* Start *

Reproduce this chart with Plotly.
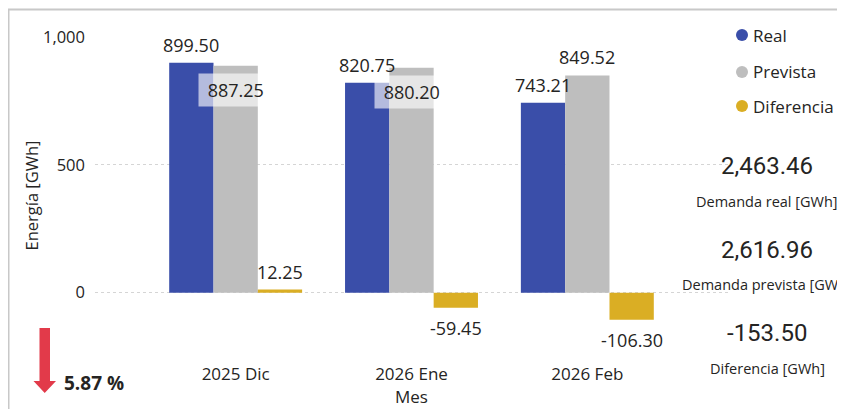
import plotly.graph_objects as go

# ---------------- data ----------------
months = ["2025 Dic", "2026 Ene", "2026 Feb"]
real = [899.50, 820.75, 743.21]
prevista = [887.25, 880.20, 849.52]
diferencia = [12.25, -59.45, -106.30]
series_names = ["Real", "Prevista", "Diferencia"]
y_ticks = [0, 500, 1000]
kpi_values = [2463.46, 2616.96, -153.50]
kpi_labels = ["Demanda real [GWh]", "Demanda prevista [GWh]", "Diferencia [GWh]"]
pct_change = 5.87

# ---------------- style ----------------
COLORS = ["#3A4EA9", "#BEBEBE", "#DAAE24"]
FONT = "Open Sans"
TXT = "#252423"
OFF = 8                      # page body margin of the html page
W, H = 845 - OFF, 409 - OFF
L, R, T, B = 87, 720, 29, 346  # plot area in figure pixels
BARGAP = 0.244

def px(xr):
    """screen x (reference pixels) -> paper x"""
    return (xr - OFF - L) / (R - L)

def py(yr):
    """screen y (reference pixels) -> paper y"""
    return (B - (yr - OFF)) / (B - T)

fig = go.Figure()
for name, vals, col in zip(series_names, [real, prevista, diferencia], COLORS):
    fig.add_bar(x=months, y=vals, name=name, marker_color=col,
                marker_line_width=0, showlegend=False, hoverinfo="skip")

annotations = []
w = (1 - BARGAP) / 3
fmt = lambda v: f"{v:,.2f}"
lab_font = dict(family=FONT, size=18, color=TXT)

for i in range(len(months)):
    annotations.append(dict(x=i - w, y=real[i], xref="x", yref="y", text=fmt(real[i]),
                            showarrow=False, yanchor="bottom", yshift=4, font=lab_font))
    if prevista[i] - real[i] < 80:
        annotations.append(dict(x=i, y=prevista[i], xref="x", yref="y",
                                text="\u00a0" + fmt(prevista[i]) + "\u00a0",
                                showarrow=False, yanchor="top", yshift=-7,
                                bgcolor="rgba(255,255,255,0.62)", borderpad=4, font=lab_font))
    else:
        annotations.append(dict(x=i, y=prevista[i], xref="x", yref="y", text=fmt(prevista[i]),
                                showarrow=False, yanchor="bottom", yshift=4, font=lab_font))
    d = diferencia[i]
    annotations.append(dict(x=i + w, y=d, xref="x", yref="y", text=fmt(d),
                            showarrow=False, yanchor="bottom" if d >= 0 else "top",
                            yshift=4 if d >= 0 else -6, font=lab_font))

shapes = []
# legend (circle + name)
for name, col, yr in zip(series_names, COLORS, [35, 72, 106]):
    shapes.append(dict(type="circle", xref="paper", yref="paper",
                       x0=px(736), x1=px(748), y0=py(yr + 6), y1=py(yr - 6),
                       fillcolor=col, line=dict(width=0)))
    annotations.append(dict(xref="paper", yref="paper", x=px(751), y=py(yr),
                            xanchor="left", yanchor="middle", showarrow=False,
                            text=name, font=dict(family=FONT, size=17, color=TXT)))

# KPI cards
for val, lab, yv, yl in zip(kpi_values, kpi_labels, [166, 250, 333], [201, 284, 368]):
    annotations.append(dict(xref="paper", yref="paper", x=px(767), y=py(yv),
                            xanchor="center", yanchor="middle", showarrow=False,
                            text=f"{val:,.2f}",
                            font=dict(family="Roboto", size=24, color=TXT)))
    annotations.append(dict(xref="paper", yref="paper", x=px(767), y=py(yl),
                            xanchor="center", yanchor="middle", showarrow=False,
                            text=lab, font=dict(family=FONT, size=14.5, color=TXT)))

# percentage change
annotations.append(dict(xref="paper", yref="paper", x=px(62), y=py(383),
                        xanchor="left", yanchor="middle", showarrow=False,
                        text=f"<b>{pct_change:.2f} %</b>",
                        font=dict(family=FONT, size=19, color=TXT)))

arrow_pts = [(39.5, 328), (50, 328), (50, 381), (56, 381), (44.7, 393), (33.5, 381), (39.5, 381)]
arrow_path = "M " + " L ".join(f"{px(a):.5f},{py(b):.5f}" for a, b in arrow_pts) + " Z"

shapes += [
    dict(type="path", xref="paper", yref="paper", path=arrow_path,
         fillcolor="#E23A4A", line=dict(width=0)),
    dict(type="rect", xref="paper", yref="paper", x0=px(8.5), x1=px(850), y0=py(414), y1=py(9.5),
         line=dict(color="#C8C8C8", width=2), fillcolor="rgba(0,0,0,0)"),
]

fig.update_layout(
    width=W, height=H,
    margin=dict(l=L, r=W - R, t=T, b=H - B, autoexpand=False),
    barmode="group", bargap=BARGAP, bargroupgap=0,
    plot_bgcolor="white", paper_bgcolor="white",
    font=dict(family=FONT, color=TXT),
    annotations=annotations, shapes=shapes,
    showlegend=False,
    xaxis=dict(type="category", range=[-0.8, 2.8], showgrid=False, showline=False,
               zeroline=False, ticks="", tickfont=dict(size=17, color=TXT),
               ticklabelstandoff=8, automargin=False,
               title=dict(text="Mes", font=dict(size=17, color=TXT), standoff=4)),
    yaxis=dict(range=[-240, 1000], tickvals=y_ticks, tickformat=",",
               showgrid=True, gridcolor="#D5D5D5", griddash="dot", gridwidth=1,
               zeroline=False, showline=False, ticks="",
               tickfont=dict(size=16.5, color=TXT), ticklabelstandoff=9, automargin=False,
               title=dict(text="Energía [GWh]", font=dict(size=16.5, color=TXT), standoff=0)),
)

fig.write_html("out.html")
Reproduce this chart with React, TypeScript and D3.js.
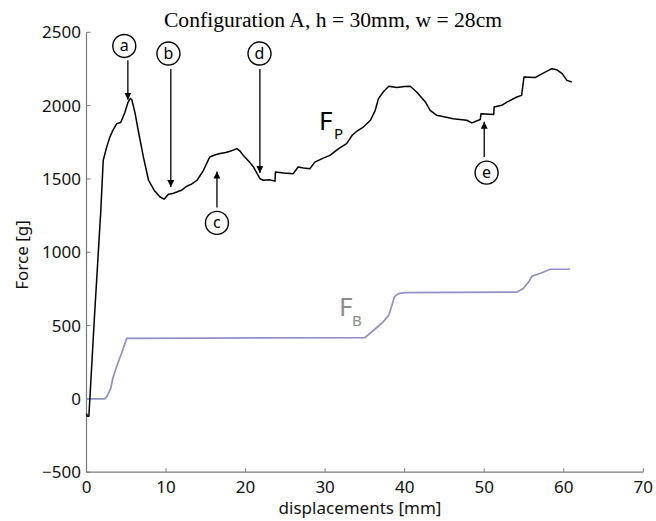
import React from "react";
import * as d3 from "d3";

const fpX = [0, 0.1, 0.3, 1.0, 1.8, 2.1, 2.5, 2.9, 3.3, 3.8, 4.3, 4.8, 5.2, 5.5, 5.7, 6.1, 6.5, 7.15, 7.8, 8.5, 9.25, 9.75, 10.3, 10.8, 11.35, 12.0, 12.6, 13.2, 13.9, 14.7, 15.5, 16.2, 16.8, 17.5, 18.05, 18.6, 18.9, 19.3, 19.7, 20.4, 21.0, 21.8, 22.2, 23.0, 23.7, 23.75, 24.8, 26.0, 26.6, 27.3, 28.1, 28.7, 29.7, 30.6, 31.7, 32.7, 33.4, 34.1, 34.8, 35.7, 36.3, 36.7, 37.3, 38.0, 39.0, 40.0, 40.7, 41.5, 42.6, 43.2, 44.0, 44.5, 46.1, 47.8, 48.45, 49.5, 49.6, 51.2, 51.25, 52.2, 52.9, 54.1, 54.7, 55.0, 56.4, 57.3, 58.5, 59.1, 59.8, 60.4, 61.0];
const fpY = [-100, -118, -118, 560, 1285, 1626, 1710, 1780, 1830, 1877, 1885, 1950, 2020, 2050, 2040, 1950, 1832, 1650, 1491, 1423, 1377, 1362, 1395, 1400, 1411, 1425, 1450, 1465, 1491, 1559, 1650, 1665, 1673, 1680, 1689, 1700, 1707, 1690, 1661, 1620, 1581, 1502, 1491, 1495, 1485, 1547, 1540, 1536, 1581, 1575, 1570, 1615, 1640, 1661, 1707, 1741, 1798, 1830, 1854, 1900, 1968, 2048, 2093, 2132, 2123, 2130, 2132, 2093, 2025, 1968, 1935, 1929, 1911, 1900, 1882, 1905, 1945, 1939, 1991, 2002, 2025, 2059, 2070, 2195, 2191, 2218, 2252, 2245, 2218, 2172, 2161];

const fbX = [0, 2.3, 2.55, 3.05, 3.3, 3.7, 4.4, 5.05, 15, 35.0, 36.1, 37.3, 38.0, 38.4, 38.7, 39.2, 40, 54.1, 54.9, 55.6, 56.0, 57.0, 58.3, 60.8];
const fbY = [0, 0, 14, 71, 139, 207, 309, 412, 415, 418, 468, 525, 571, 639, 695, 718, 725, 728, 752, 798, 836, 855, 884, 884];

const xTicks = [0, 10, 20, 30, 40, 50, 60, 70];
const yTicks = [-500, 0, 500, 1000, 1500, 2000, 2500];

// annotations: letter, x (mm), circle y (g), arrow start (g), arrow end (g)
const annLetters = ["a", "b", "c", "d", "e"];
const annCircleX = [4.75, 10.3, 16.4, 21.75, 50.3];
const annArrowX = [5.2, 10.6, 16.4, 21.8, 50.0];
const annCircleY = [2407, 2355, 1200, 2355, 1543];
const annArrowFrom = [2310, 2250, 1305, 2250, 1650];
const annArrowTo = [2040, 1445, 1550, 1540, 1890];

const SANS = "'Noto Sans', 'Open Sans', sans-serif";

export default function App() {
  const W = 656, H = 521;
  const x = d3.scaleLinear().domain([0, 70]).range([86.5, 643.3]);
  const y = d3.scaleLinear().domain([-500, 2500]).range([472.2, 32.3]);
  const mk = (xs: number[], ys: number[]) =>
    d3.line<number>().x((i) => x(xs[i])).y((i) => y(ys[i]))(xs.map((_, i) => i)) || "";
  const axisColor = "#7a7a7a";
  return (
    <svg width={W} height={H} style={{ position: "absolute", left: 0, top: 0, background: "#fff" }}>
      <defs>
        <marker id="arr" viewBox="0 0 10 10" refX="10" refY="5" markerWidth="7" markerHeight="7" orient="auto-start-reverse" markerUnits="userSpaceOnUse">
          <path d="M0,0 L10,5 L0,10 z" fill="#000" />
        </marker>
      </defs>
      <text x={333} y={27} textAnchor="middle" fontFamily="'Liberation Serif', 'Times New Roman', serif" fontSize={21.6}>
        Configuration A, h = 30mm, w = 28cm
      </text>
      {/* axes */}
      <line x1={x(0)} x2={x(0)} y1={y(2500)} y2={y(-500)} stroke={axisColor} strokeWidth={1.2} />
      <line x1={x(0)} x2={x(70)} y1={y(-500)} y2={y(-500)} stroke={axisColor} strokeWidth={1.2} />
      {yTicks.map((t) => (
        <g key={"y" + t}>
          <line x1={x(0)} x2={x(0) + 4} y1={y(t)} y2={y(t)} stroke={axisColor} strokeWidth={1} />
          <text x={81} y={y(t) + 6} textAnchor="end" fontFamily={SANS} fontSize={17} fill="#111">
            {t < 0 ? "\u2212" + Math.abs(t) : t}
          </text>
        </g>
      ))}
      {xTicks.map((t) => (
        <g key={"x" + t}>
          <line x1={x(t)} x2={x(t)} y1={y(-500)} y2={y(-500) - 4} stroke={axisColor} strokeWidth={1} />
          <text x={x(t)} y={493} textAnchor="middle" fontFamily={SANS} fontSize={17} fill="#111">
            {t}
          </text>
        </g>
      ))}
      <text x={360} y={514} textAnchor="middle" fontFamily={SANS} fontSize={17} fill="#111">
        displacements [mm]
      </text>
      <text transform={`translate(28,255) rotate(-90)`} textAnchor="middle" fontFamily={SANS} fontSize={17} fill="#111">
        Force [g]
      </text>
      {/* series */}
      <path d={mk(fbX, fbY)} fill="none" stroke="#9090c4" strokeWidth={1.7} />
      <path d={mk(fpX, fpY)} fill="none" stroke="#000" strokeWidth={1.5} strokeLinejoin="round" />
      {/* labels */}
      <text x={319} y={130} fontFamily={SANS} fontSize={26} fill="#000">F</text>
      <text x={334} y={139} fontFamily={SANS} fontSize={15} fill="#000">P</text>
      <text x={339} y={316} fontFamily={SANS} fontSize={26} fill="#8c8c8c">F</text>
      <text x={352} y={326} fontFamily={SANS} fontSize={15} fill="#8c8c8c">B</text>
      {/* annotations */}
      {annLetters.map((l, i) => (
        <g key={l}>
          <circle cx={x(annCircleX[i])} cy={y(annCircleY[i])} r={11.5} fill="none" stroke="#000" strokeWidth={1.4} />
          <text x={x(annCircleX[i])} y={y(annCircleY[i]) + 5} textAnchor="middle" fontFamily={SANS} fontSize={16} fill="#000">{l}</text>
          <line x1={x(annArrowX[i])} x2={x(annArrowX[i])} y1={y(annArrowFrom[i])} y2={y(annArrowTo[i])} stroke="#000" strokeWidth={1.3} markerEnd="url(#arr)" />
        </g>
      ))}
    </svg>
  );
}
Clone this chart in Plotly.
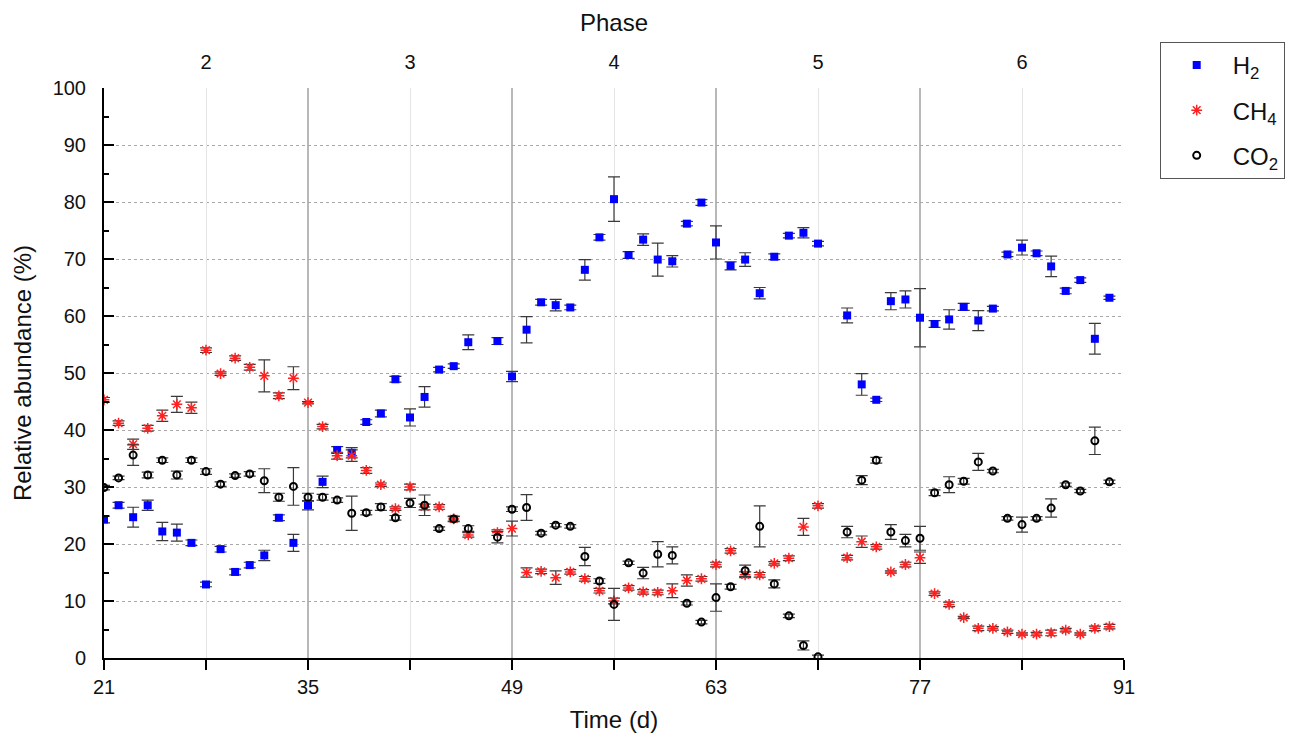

* End *

→ **OBJECTIVE**
Copy every line from the records above that contains the word "chart".

→ **ANSWER TO THE PROBLEM**
Reproduce this chart with Plotly.
Reproduce this chart with React, TypeScript and D3.js.
Clone this chart in Plotly.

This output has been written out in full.